• DATA EXTRACT

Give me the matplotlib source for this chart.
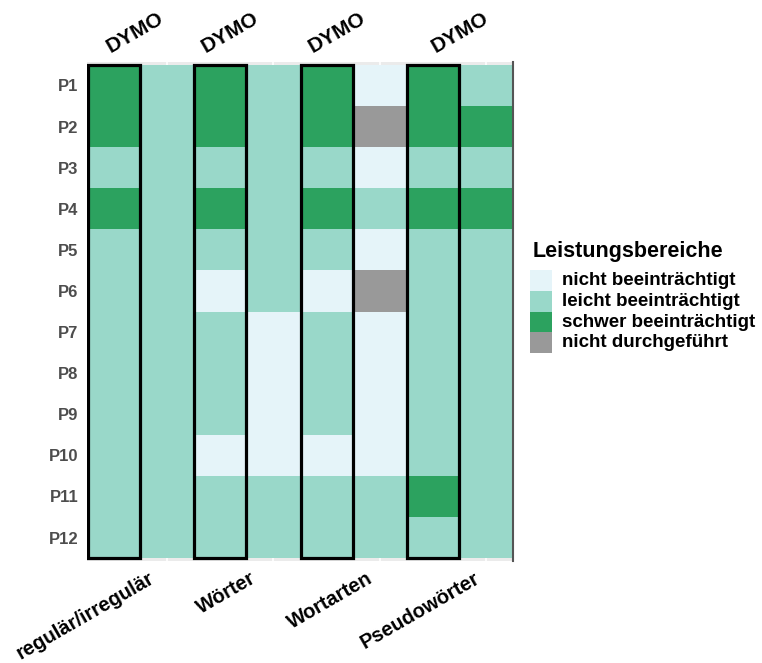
import numpy as np
import matplotlib
matplotlib.use("Agg")
import matplotlib.pyplot as plt
from matplotlib.colors import ListedColormap, BoundaryNorm
from matplotlib.patches import Rectangle
from matplotlib.transforms import offset_copy

plt.rcParams['font.family'] = ['Liberation Sans', 'DejaVu Sans']
plt.rcParams['font.weight'] = 'bold'

# ---------------- data ----------------
participants = ['P1', 'P2', 'P3', 'P4', 'P5', 'P6', 'P7', 'P8', 'P9', 'P10', 'P11', 'P12']
levels = ['nicht beeinträchtigt', 'leicht beeinträchtigt', 'schwer beeinträchtigt', 'nicht durchgeführt']
level_colors = ['#E5F4F9', '#99D8C9', '#2CA25F', '#999999']

# codes: 0 nicht, 1 leicht, 2 schwer, 3 nicht durchgeführt
dymo_regulaer   = [2, 2, 1, 2, 1, 1, 1, 1, 1, 1, 1, 1]
test_regulaer   = [1, 1, 1, 1, 1, 1, 1, 1, 1, 1, 1, 1]
dymo_woerter    = [2, 2, 1, 2, 1, 0, 1, 1, 1, 0, 1, 1]
test_woerter    = [1, 1, 1, 1, 1, 1, 0, 0, 0, 0, 1, 1]
dymo_wortarten  = [2, 2, 1, 2, 1, 0, 1, 1, 1, 0, 1, 1]
test_wortarten  = [0, 3, 0, 1, 0, 3, 0, 0, 0, 0, 1, 1]
dymo_pseudo     = [2, 2, 1, 2, 1, 1, 1, 1, 1, 1, 2, 1]
test_pseudo     = [1, 2, 1, 2, 1, 1, 1, 1, 1, 1, 1, 1]

columns = [dymo_regulaer, test_regulaer, dymo_woerter, test_woerter,
           dymo_wortarten, test_wortarten, dymo_pseudo, test_pseudo]
dymo_columns = [0, 2, 4, 6]
top_labels = ['DYMO', 'DYMO', 'DYMO', 'DYMO']
bottom_labels = ['regulär/irregulär', 'Wörter', 'Wortarten', 'Pseudowörter']
legend_title = 'Leistungsbereiche'

# ---------------- figure ----------------
W, H = 762, 663
fig = plt.figure(figsize=(W / 100, H / 100), dpi=100)
x0, x1 = 87, 513
y0, y1 = 62, 561
ax = fig.add_axes([x0 / W, 1 - y1 / H, (x1 - x0) / W, (y1 - y0) / H])
ax.set_facecolor('#EBEBEB')

grid = np.array(columns).T  # rows = participants
ncol = grid.shape[1]
nrow = grid.shape[0]
cmap = ListedColormap(level_colors)
norm = BoundaryNorm(np.arange(-0.5, len(levels) + 0.5, 1), cmap.N)

# faint white grid lines (panel background visible at top/bottom)
for c in [1, 3, 5, 7]:
    ax.axvline(c + 0.5, color='white', lw=1.2, zorder=0)

ax.pcolormesh(np.arange(ncol + 1), np.arange(nrow + 1), grid, cmap=cmap, norm=norm,
              zorder=1, edgecolor='none')
ax.set_xlim(0, ncol)
ax.set_ylim(nrow + 0.07, -0.07)

for c in dymo_columns:
    ax.add_patch(Rectangle((c + 0.01, 0), 0.98, nrow, fill=False, edgecolor='black',
                           lw=2.3, zorder=3, joinstyle='miter'))

for s in ['top', 'bottom', 'left']:
    ax.spines[s].set_visible(False)
ax.spines['right'].set_color('#555555')
ax.spines['right'].set_linewidth(1.5)

ax.set_yticks(np.arange(nrow) + 0.5)
ax.set_yticklabels(participants, fontsize=12, color='#4D4D4D', fontweight='bold')
ax.tick_params(axis='y', length=0, pad=6)
ax.set_xticks([])

# bottom labels (top-right anchored)
bottom_pos = [1.14, 3.05, 5.25, 7.25]
for p, lab in zip(bottom_pos, bottom_labels):
    ax.text(p, 0.0, lab, transform=offset_copy(ax.get_xaxis_transform(), fig=fig, x=0, y=-8, units='dots'),
            rotation=30, rotation_mode='anchor', ha='right', va='top',
            fontsize=14.5, fontweight='bold', color='black')

# top DYMO labels (baseline-left anchored)
top_pos = [0.45, 2.22, 4.23, 6.55]
for p, lab in zip(top_pos, top_labels):
    ax.text(p, 1.0, lab, transform=offset_copy(ax.get_xaxis_transform(), fig=fig, x=0, y=9, units='dots'),
            rotation=30, rotation_mode='anchor', ha='left', va='baseline',
            fontsize=15, fontweight='bold', color='black')

# legend (drawn manually in figure pixel coordinates)
def fx(px):
    return px / W

def fy(py):
    return 1 - py / H

fig.text(fx(533), fy(257), legend_title, fontsize=15.5, fontweight='bold',
         ha='left', va='baseline', color='black')
key_top, key_h = 270, 20.8
for i, (col, lab) in enumerate(zip(level_colors, levels)):
    top = key_top + i * key_h
    fig.patches.append(Rectangle((fx(530), fy(top + key_h)), fx(552) - fx(530),
                                 key_h / H, transform=fig.transFigure,
                                 facecolor=col, edgecolor='none'))
    fig.text(fx(562), fy(top + key_h / 2), lab, fontsize=13.5, fontweight='bold',
             ha='left', va='center', color='black')

fig.savefig('out.png', dpi=100)
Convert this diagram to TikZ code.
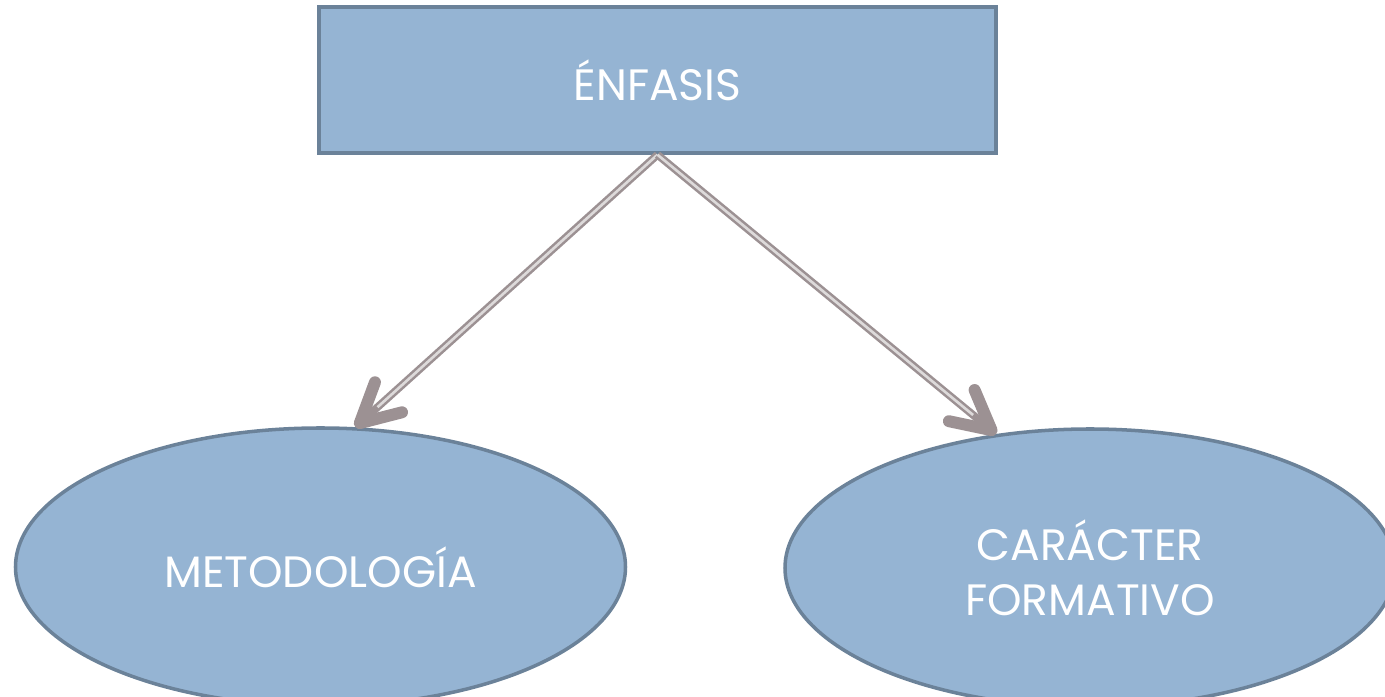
\documentclass[tikz,border=0pt]{standalone}
\usepackage{fontspec}
\setmainfont{Poppins}
\usetikzlibrary{shapes.geometric, arrows.meta, positioning}
\definecolor{boxblue}{HTML}{95B4D3}
\definecolor{edgeblue}{HTML}{6B8299}
\definecolor{arrowgray}{HTML}{9C9193}
\definecolor{stripegray}{HTML}{DDDADA}

\tikzset{
  topbox/.style={rectangle, minimum width=13.54cm, minimum height=2.92cm, draw=edgeblue, line width=2pt, fill=boxblue, text=white, font=\fontsize{25}{30}\selectfont},
  ovalbox/.style={ellipse, minimum width=12.2cm, minimum height=5.56cm, draw=edgeblue, line width=2pt, fill=boxblue, text=white, align=center, font=\fontsize{25}{31}\selectfont},
  arrowouter/.style={draw=arrowgray, line width=4.4pt, -{Straight Barb[round, length=22pt, width=23pt, line width=6.8pt]}},
  arrowinner/.style={draw=stripegray, line width=1.5pt, shorten >=17pt}
}

\begin{document}
\begin{tikzpicture}
\useasboundingbox (0,0) rectangle (27.7,13.94);
\node[topbox] (enfasis) at (13.15,12.34) {ÉNFASIS};
\node[ovalbox] (metodo) at (6.41,2.6) {METODOLOGÍA};
\node[ovalbox] (caracter) at (21.8,2.58) {CARÁCTER\\FORMATIVO};

% connectors
\draw[arrowouter] (enfasis.south) -- (metodo.76);
\draw[arrowinner] (enfasis.south) -- (metodo.76);
\draw[arrowouter] (enfasis.south) -- (caracter.125);
\draw[arrowinner] (enfasis.south) -- (caracter.125);
\end{tikzpicture}
\end{document}
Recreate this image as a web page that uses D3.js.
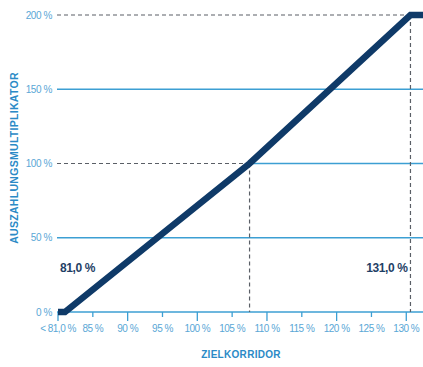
<!DOCTYPE html>
<html>
<head>
<meta charset="utf-8">
<script src="https://cdn.jsdelivr.net/npm/d3@7"></script>
<style>
body { margin: 0; background: #fff; }
svg text { font-family: "Liberation Sans", Arial, sans-serif; }
</style>
</head>
<body>
<div id="chart"></div>
<script>
// Zielkorridor (x) and Auszahlungsmultiplikator (y), knot points of the curve
var xVals = [80, 81, 107.5, 130.6, 133];
var yVals = [0, 0, 100, 200, 200];
var yTicks = [0, 50, 100, 150, 200];
var xTicks = [80, 85, 90, 95, 100, 105, 110, 115, 120, 125, 130];
var xTickLabels = ["< 81,0 %", "85 %", "90 %", "95 %", "100 %", "105 %", "110 %", "115 %", "120 %", "125 %", "130 %"];
var marks = [{x: 81, label: "81,0 %"}, {x: 130.6, label: "131,0 %"}];

var width = 423, height = 367;
var margin = {top: 15, right: 0, bottom: 55, left: 57};
var Chartwidth = width - margin.left - margin.right,
	Chartheight = height - margin.top - margin.bottom;

var blue = "#3c9fd3", navy = "#0f3a68", dash = "#5a5f66";

var svg = d3.select("#chart").append("svg")
	.attr("width", width)
	.attr("height", height);

var x = d3.scaleLinear().domain([80, 132.4]).range([1, Chartwidth]);
var y = d3.scaleLinear().domain([0, 200]).range([Chartheight, 0]);

var g = svg.append("g")
	.attr("transform", "translate(" + margin.left + "," + margin.top + ")");

var pts = xVals.map(function(d, i) { return {x: d, y: yVals[i]}; });
var knee = pts[2], peak = pts[3];

// horizontal grid lines
yTicks.forEach(function(t) {
	if (t === 100) {
		g.append("line").attr("x1", 0).attr("x2", x(knee.x)).attr("y1", y(t)).attr("y2", y(t))
			.attr("stroke", dash).attr("stroke-width", 1.2).attr("stroke-dasharray", "4,3");
		g.append("line").attr("x1", x(knee.x)).attr("x2", Chartwidth).attr("y1", y(t)).attr("y2", y(t))
			.attr("stroke", blue).attr("stroke-width", 1.3);
	} else if (t === 200) {
		g.append("line").attr("x1", 0).attr("x2", x(peak.x)).attr("y1", y(t)).attr("y2", y(t))
			.attr("stroke", dash).attr("stroke-width", 1.2).attr("stroke-dasharray", "4,3");
	} else {
		g.append("line").attr("x1", 0).attr("x2", Chartwidth).attr("y1", y(t)).attr("y2", y(t))
			.attr("stroke", blue).attr("stroke-width", t === 0 ? 1.5 : 1.3);
	}
});

// vertical dashed lines
[knee, peak].forEach(function(p) {
	g.append("line").attr("x1", x(p.x)).attr("x2", x(p.x)).attr("y1", y(p.y)).attr("y2", y(0))
		.attr("stroke", dash).attr("stroke-width", 1.2).attr("stroke-dasharray", "4,3");
});

// y tick labels
g.selectAll(".ylab").data(yTicks).enter().append("text")
	.attr("x", -5).attr("y", function(d) { return y(d); })
	.attr("dy", "0.35em").attr("text-anchor", "end")
	.attr("font-size", 10).attr("letter-spacing", -0.4)
	.attr("fill", "#5aa7d6")
	.text(function(d) { return d + " %"; });

// x ticks
g.selectAll(".xtick").data(xTicks).enter().append("line")
	.attr("x1", function(d) { return x(d); }).attr("x2", function(d) { return x(d); })
	.attr("y1", y(0)).attr("y2", function(d, i) { return y(0) + (i % 2 === 0 ? 9 : 5); })
	.attr("stroke", blue).attr("stroke-width", 1.3);

g.selectAll(".xlab").data(xTicks).enter().append("text")
	.attr("x", function(d) { return x(d); }).attr("y", y(0) + 20)
	.attr("text-anchor", "middle")
	.attr("font-size", 10).attr("letter-spacing", -0.5)
	.attr("fill", "#5aa7d6")
	.text(function(d, i) { return xTickLabels[i]; });

// curve
g.append("path")
	.datum(pts)
	.attr("fill", "none")
	.attr("stroke", navy)
	.attr("stroke-width", 6.5)
	.attr("stroke-linejoin", "miter")
	.attr("d", d3.line().x(function(d) { return x(d.x); }).y(function(d) { return y(d.y); }));

// annotations
g.append("text").attr("x", x(marks[0].x) - 5).attr("y", y(27))
	.attr("font-size", 12).attr("font-weight", "bold").attr("letter-spacing", -0.4)
	.attr("fill", "#1f3f66").text(marks[0].label);
g.append("text").attr("x", x(marks[1].x) - 3).attr("y", y(27))
	.attr("text-anchor", "end")
	.attr("font-size", 12).attr("font-weight", "bold").attr("letter-spacing", -0.4)
	.attr("fill", "#1f3f66").text(marks[1].label);

// axis titles
svg.append("text")
	.attr("transform", "translate(18," + (margin.top + 143) + ") rotate(-90)")
	.attr("text-anchor", "middle")
	.attr("font-size", 10.5).attr("font-weight", "bold").attr("letter-spacing", 0.3)
	.attr("fill", "#2b8ac6").text("AUSZAHLUNGSMULTIPLIKATOR");

svg.append("text")
	.attr("x", 241).attr("y", 358)
	.attr("text-anchor", "middle")
	.attr("font-size", 10).attr("font-weight", "bold").attr("letter-spacing", 0.3)
	.attr("fill", "#2b8ac6").text("ZIELKORRIDOR");
</script>
</body>
</html>
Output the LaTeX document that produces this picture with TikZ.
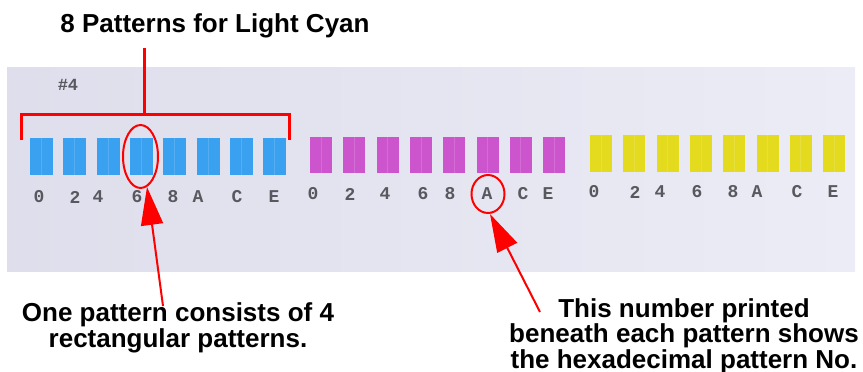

• PROBLEM
Take the lines above from the top of the records through the one with "plt.rcParams['font.weight'] = 'bold'" and repeat them exactly, without any pictures.

• ANSWER FOR THE TASK
Give me the matplotlib source for this chart.
import numpy as np
import matplotlib
matplotlib.use("Agg")
import matplotlib.pyplot as plt
from matplotlib.colors import ListedColormap, BoundaryNorm
from matplotlib.patches import Rectangle
from matplotlib.transforms import offset_copy

plt.rcParams['font.family'] = ['Liberation Sans', 'DejaVu Sans']
plt.rcParams['font.weight'] = 'bold'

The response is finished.